* begin *

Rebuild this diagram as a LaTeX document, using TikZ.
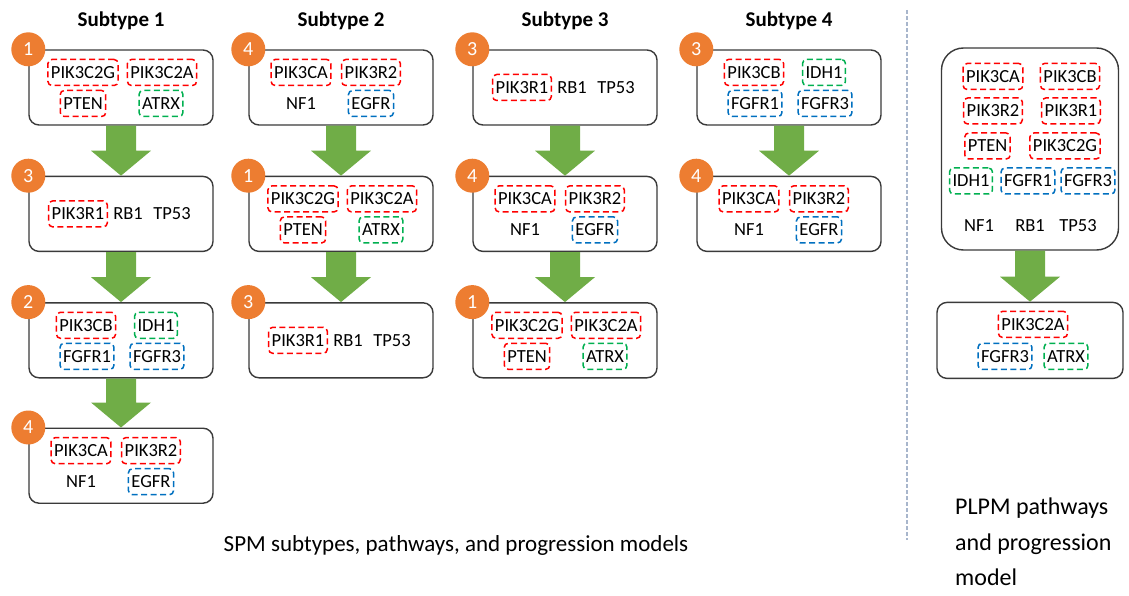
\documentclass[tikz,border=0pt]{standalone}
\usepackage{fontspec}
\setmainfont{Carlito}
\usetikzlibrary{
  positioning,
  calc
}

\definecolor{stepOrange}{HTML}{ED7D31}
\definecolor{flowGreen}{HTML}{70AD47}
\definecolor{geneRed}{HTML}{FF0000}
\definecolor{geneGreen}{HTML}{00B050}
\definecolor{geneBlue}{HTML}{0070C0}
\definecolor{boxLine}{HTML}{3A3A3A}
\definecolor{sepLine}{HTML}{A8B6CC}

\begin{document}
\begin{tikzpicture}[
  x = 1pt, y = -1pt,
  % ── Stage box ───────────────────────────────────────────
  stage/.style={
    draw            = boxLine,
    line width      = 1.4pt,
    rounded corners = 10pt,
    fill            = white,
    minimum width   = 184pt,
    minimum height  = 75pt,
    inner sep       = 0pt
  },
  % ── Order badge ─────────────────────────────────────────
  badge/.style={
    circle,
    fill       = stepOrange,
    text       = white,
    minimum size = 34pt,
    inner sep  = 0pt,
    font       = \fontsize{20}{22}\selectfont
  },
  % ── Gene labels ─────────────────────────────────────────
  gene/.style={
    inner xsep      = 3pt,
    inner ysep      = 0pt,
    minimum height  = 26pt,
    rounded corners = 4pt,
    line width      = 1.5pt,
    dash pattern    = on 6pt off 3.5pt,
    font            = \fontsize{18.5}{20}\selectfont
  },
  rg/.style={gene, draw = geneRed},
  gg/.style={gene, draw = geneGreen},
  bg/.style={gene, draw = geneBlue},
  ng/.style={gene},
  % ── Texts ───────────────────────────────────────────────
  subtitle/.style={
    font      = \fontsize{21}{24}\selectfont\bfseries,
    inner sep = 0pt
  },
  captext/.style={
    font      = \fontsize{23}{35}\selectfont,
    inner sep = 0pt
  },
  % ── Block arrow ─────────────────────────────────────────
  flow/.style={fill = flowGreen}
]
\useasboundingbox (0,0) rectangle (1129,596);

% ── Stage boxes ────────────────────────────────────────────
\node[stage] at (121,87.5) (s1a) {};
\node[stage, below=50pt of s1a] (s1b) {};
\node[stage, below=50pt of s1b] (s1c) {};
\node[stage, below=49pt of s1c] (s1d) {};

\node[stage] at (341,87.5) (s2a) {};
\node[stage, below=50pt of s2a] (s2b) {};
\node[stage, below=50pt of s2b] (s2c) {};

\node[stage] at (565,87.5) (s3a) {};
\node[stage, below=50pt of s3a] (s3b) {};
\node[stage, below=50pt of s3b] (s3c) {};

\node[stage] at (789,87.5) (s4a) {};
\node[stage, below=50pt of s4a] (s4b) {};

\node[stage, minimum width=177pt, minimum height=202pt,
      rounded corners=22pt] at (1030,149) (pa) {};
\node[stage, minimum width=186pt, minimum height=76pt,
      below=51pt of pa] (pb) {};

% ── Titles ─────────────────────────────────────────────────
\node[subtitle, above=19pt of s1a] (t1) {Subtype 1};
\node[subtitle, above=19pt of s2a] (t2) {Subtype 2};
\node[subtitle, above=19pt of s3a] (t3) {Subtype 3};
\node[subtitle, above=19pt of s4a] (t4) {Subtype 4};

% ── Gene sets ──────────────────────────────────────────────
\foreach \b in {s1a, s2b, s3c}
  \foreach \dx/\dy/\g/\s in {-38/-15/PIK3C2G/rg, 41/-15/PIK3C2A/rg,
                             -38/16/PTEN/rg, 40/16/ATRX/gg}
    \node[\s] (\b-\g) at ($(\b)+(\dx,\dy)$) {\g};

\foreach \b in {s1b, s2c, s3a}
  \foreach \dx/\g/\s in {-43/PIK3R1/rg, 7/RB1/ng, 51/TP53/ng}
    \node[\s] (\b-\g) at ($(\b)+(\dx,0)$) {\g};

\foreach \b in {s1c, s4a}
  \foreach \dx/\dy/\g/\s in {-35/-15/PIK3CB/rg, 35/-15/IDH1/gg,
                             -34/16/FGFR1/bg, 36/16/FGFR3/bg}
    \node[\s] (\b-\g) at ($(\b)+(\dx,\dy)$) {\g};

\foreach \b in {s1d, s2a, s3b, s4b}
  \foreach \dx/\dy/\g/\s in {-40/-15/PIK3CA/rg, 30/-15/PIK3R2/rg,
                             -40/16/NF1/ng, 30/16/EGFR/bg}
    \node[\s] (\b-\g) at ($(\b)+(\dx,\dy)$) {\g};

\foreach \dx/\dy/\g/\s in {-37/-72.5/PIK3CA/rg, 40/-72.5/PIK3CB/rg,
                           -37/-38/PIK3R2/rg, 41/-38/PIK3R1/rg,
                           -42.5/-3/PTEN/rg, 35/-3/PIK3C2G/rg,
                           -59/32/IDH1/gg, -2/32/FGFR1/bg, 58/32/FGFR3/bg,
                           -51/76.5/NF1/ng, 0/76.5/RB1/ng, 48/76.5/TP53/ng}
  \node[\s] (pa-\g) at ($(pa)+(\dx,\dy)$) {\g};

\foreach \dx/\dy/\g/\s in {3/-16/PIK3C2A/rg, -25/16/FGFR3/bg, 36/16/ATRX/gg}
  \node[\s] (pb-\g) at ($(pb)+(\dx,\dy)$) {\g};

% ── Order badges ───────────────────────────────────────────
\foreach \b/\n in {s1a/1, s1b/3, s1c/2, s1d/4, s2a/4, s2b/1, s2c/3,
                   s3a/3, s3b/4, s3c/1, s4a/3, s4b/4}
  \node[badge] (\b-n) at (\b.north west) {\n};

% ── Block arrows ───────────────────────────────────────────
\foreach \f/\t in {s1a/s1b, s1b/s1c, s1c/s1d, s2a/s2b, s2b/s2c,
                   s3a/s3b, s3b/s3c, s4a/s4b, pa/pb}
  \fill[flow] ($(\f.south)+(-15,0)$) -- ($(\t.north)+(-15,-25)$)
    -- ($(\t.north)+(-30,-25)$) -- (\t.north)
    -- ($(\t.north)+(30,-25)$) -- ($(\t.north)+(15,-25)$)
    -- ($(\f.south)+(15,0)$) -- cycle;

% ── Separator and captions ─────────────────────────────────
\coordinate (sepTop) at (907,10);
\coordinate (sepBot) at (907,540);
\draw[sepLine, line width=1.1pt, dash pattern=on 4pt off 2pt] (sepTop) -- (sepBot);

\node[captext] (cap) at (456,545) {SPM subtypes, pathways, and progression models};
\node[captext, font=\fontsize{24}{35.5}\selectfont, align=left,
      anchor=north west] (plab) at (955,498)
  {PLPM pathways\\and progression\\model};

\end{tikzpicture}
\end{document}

* end *

**TASK:**
Without the pictures, please reproduce each line of the listing above exactly, from the first one through the line bearing "below=49pt of s1c]".

**ANSWER:**
Rebuild this diagram as a LaTeX document, using TikZ.
\documentclass[tikz,border=0pt]{standalone}
\usepackage{fontspec}
\setmainfont{Carlito}
\usetikzlibrary{
  positioning,
  calc
}

\definecolor{stepOrange}{HTML}{ED7D31}
\definecolor{flowGreen}{HTML}{70AD47}
\definecolor{geneRed}{HTML}{FF0000}
\definecolor{geneGreen}{HTML}{00B050}
\definecolor{geneBlue}{HTML}{0070C0}
\definecolor{boxLine}{HTML}{3A3A3A}
\definecolor{sepLine}{HTML}{A8B6CC}

\begin{document}
\begin{tikzpicture}[
  x = 1pt, y = -1pt,
  % ── Stage box ───────────────────────────────────────────
  stage/.style={
    draw            = boxLine,
    line width      = 1.4pt,
    rounded corners = 10pt,
    fill            = white,
    minimum width   = 184pt,
    minimum height  = 75pt,
    inner sep       = 0pt
  },
  % ── Order badge ─────────────────────────────────────────
  badge/.style={
    circle,
    fill       = stepOrange,
    text       = white,
    minimum size = 34pt,
    inner sep  = 0pt,
    font       = \fontsize{20}{22}\selectfont
  },
  % ── Gene labels ─────────────────────────────────────────
  gene/.style={
    inner xsep      = 3pt,
    inner ysep      = 0pt,
    minimum height  = 26pt,
    rounded corners = 4pt,
    line width      = 1.5pt,
    dash pattern    = on 6pt off 3.5pt,
    font            = \fontsize{18.5}{20}\selectfont
  },
  rg/.style={gene, draw = geneRed},
  gg/.style={gene, draw = geneGreen},
  bg/.style={gene, draw = geneBlue},
  ng/.style={gene},
  % ── Texts ───────────────────────────────────────────────
  subtitle/.style={
    font      = \fontsize{21}{24}\selectfont\bfseries,
    inner sep = 0pt
  },
  captext/.style={
    font      = \fontsize{23}{35}\selectfont,
    inner sep = 0pt
  },
  % ── Block arrow ─────────────────────────────────────────
  flow/.style={fill = flowGreen}
]
\useasboundingbox (0,0) rectangle (1129,596);

% ── Stage boxes ────────────────────────────────────────────
\node[stage] at (121,87.5) (s1a) {};
\node[stage, below=50pt of s1a] (s1b) {};
\node[stage, below=50pt of s1b] (s1c) {};
\node[stage, below=49pt of s1c] (s1d) {};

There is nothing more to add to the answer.